La videollamada, el mensaje de texto o la nota de voz, han remplazado la comunicación extemporánea y extraordinaria de las cartas enviadas por el servicio postal y han recortado las distancias de la comunicación, algo, quizás inimaginable para el propio Jorge Isaacs, autor de la novela. La disponibilidad inmediata y casi que ilimitada de las comunicaciones cibernéticas nos ha llevado a tener canales abiertos que muchas veces ni siquiera se utilizan y se dan por sentado. Al ser cotidianas y comunes, también pierden el beneficio de la novedad.
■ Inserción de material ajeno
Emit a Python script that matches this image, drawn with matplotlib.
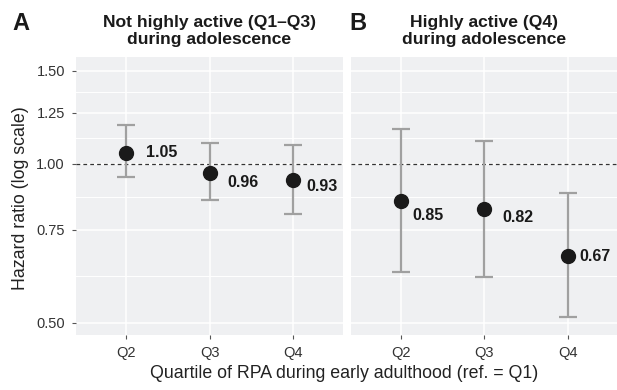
import numpy as np
import matplotlib
matplotlib.use("Agg")
import matplotlib.pyplot as plt
from matplotlib.ticker import FixedLocator, NullFormatter

plt.rcParams['font.family'] = ['Liberation Sans', 'DejaVu Sans']

quartiles = ['Q2', 'Q3', 'Q4']
titles = ['Not highly active (Q1\u2013Q3)\nduring adolescence',
          'Highly active (Q4)\nduring adolescence']
panel_tags = ['A', 'B']

hr_a = [1.05, 0.96, 0.93]
lo_a = [0.945, 0.852, 0.804]
hi_a = [1.184, 1.094, 1.083]

hr_b = [0.85, 0.82, 0.67]
lo_b = [0.623, 0.610, 0.512]
hi_b = [1.163, 1.105, 0.881]

yticks = [0.50, 0.75, 1.00, 1.25, 1.50]

# label offsets in pixels (dx, dy) for each point
offsets = [[(20, 0), (18, -9), (13, -6)],
           [(12, -14), (18, -8), (12, -1)]]

fig = plt.figure(figsize=(6.17, 3.9), dpi=100)
w = 0.4327
axes = [fig.add_axes([0.1232, 0.141, w, 0.7128]),
        fig.add_axes([0.5684, 0.141, w, 0.7128])]

panels = [(hr_a, lo_a, hi_a), (hr_b, lo_b, hi_b)]
x = np.arange(len(quartiles))
minor = [np.sqrt(a * b) for a, b in zip(yticks[:-1], yticks[1:])]

for i, (ax, (hr, lo, hi)) in enumerate(zip(axes, panels)):
    ax.set_facecolor('#eff0f2')
    ax.set_yscale('log')
    ax.set_ylim(0.474, 1.592)
    ax.set_xlim(-0.6, 2.6)
    ax.yaxis.set_major_locator(FixedLocator(yticks))
    ax.yaxis.set_minor_locator(FixedLocator(minor))
    ax.yaxis.set_minor_formatter(NullFormatter())
    ax.set_xticks(x)
    ax.set_xticklabels(quartiles)
    ax.grid(True, which='major', color='white', linewidth=1.1)
    ax.grid(True, which='minor', axis='y', color='white', linewidth=0.7)
    ax.set_axisbelow(True)
    for s in ax.spines.values():
        s.set_visible(False)
    ax.tick_params(which='major', length=3, width=0.8, color='#555555',
                   labelsize=10.5, labelcolor='#333333', pad=5)
    ax.tick_params(which='minor', length=0)
    if i == 0:
        ax.set_yticklabels(['%.2f' % t for t in yticks])
    else:
        ax.tick_params(axis='y', which='both', left=False, labelleft=False)

    ax.axhline(1.0, color='#333333', linestyle=(0, (3, 2.5)), linewidth=0.9, zorder=2)
    hr = np.array(hr); lo = np.array(lo); hi = np.array(hi)
    ax.errorbar(x, hr, yerr=[hr - lo, hi - hr], fmt='none', ecolor='#a0a0a0',
                elinewidth=1.6, capsize=6.5, capthick=1.6, zorder=3)
    ax.plot(x, hr, 'o', color='#1a1a1a', markersize=10, zorder=4)
    for j in range(len(x)):
        dx, dy = offsets[i][j]
        ax.annotate('%.2f' % hr[j], (x[j], hr[j]), xytext=(dx * 0.72, dy * 0.72),
                    textcoords='offset points', ha='left', va='center',
                    fontsize=11.5, fontweight='bold', color='#1a1a1a', zorder=5)

    cx = (ax.get_position().x0 + ax.get_position().x1) / 2
    fig.text(cx, 1 - 31 / 390, titles[i], ha='center', va='center',
             fontsize=12.6, fontweight='bold', linespacing=1.1, color='#1a1a1a')

fig.text(20.5 / 617, 1 - 23 / 390, 'A', ha='center', va='center', fontsize=17, fontweight='bold', color='#1a1a1a')
fig.text(358 / 617, 1 - 23 / 390, 'B', ha='center', va='center', fontsize=17, fontweight='bold', color='#1a1a1a')

fig.text(344 / 617, 1 - 378 / 390, 'Quartile of RPA during early adulthood (ref. = Q1)',
         ha='center', va='baseline', fontsize=12.8, color='#222222')
fig.text(20.5 / 617, 1 - 198 / 390, 'Hazard ratio (log scale)', rotation=90,
         ha='center', va='center', fontsize=12.8, color='#222222')

fig.savefig('out.png', dpi=100)
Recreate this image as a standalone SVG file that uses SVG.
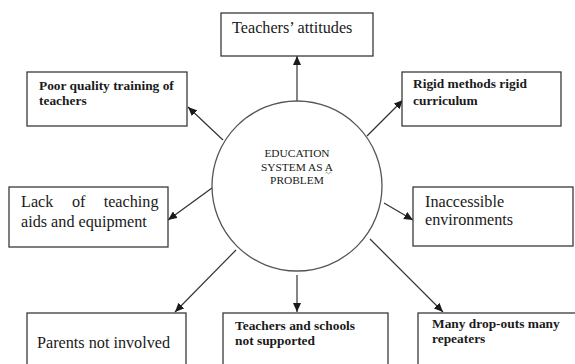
<svg xmlns="http://www.w3.org/2000/svg" width="575" height="364" viewBox="0 0 575 364">
  <style>
    .box { fill: #ffffff; stroke: #3a3a3a; stroke-width: 1.3; }
    .hub { fill: #ffffff; stroke: #555555; stroke-width: 1.3; }
    text { font-family: 'Liberation Serif', 'Times New Roman', Times, serif; fill: #1a1a1a; }
    .reg { font-size: 16.2px; }
    .bold { font-size: 13.4px; font-weight: bold; }
    .hubtext { font-size: 11.4px; text-anchor: middle; }
    .link { stroke: #333333; stroke-width: 1.2; fill: none; marker-end: url(#arrow); }
  </style>
  <defs>
    <marker id="arrow" markerUnits="userSpaceOnUse" markerWidth="10" markerHeight="8" refX="9" refY="4" orient="auto">
      <path d="M0,0 L9,4 L0,8 Z" fill="#1a1a1a"/>
    </marker>
  </defs>

  <rect width="575" height="364" fill="#ffffff"/>

  <!-- connectors from the central circle out to each cause -->
  <g id="connectors">
    <line class="link" x1="297" y1="101" x2="297" y2="56"/>
    <line class="link" x1="223" y1="140" x2="188" y2="107"/>
    <line class="link" x1="367" y1="136" x2="403" y2="100"/>
    <line class="link" x1="212" y1="188" x2="168" y2="220"/>
    <line class="link" x1="384" y1="203" x2="413" y2="220"/>
    <line class="link" x1="236" y1="250" x2="175" y2="312"/>
    <line class="link" x1="297" y1="275" x2="297" y2="312"/>
    <line class="link" x1="370" y1="239" x2="443" y2="312"/>
  </g>

  <g id="hub">
    <circle class="hub" cx="297" cy="186" r="85"/>
    <text class="hubtext" x="297" y="157">EDUCATION</text>
    <text class="hubtext" x="297" y="170.5">SYSTEM AS A</text>
    <text class="hubtext" x="297" y="184">PROBLEM</text>
    <!-- small green wavy underline beneath the final "A" -->
    <path d="M325.5,173 q1,-1.5 2,0 t2,0 t2,0" fill="none" stroke="#5aa05a" stroke-width="0.8"/>
  </g>

  <g id="teachers-attitudes">
    <rect class="box" x="221" y="13" width="152" height="43"/>
    <text class="reg" x="232" y="33">Teachers’ attitudes</text>
  </g>

  <g id="poor-training">
    <rect class="box" x="27" y="72" width="160" height="54"/>
    <text class="bold" x="39" y="90">Poor quality training of</text>
    <text class="bold" x="39" y="105">teachers</text>
  </g>

  <g id="rigid-methods">
    <rect class="box" x="402" y="72" width="159" height="54"/>
    <text class="bold" x="413" y="88">Rigid methods rigid</text>
    <text class="bold" x="413" y="105">curriculum</text>
  </g>

  <g id="lack-of-aids">
    <rect class="box" x="9" y="187" width="159" height="60"/>
    <text class="reg" x="21" y="207">Lack</text>
    <text class="reg" x="72" y="207">of</text>
    <text class="reg" x="158.5" y="207" text-anchor="end">teaching</text>
    <text class="reg" x="21" y="227">aids and equipment</text>
  </g>

  <g id="inaccessible">
    <rect class="box" x="413" y="187" width="160" height="59"/>
    <text class="reg" x="425" y="207">Inaccessible</text>
    <text class="reg" x="425" y="225">environments</text>
  </g>

  <g id="parents">
    <rect class="box" x="27" y="313" width="159" height="60"/>
    <text class="reg" x="37" y="348">Parents not involved</text>
  </g>

  <g id="not-supported">
    <rect class="box" x="223" y="313" width="165" height="60"/>
    <text class="bold" x="235" y="330">Teachers and schools</text>
    <text class="bold" x="235" y="345">not supported</text>
  </g>

  <g id="drop-outs">
    <rect class="box" x="418" y="313" width="162" height="60"/>
    <text class="bold" x="432" y="328">Many drop-outs many</text>
    <text class="bold" x="432" y="343">repeaters</text>
  </g>
</svg>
De lo más cercano e inmediato, como las relaciones humanas fluidas, nos hemos ido alejando lentamente. Quizás porque ahora preferimos enviar un mensaje de texto animado por algunos emoticonos, en lugar de apelar a lo emotivo de la voz y la expresividad del encuentro, además de una narración sensible y pensada.
Así como Giles puede hablar con su familia en Leeds, su ciudad natal, o yo lo puedo hacer con mi familia en Manizales y con mis amigos en cualquier lugar, es esa posibilidad de compartir sin poder abrazar lo que nos hace estar tan cerca y tan lejos. Creo, eso sí, más cerca, que lejos, pese a la condena de la distancia. Lo evidente es que todo seguirá cambiando, así como ya no se envían cartas, sino que son cortas líneas de chat las que lo dominan todo, no esperando por semanas o meses una respuesta, sino dejándolo todo a la espera de segundos o minutos, si es que hay contestación.
Aunque parte fundamental del proceso es la inmersión en una nueva cultura o en diferentes rutinas, siempre permanece la conexión con la tierra primera. Finalmente, todos somos seres de costumbres y estamos limitados por ellas.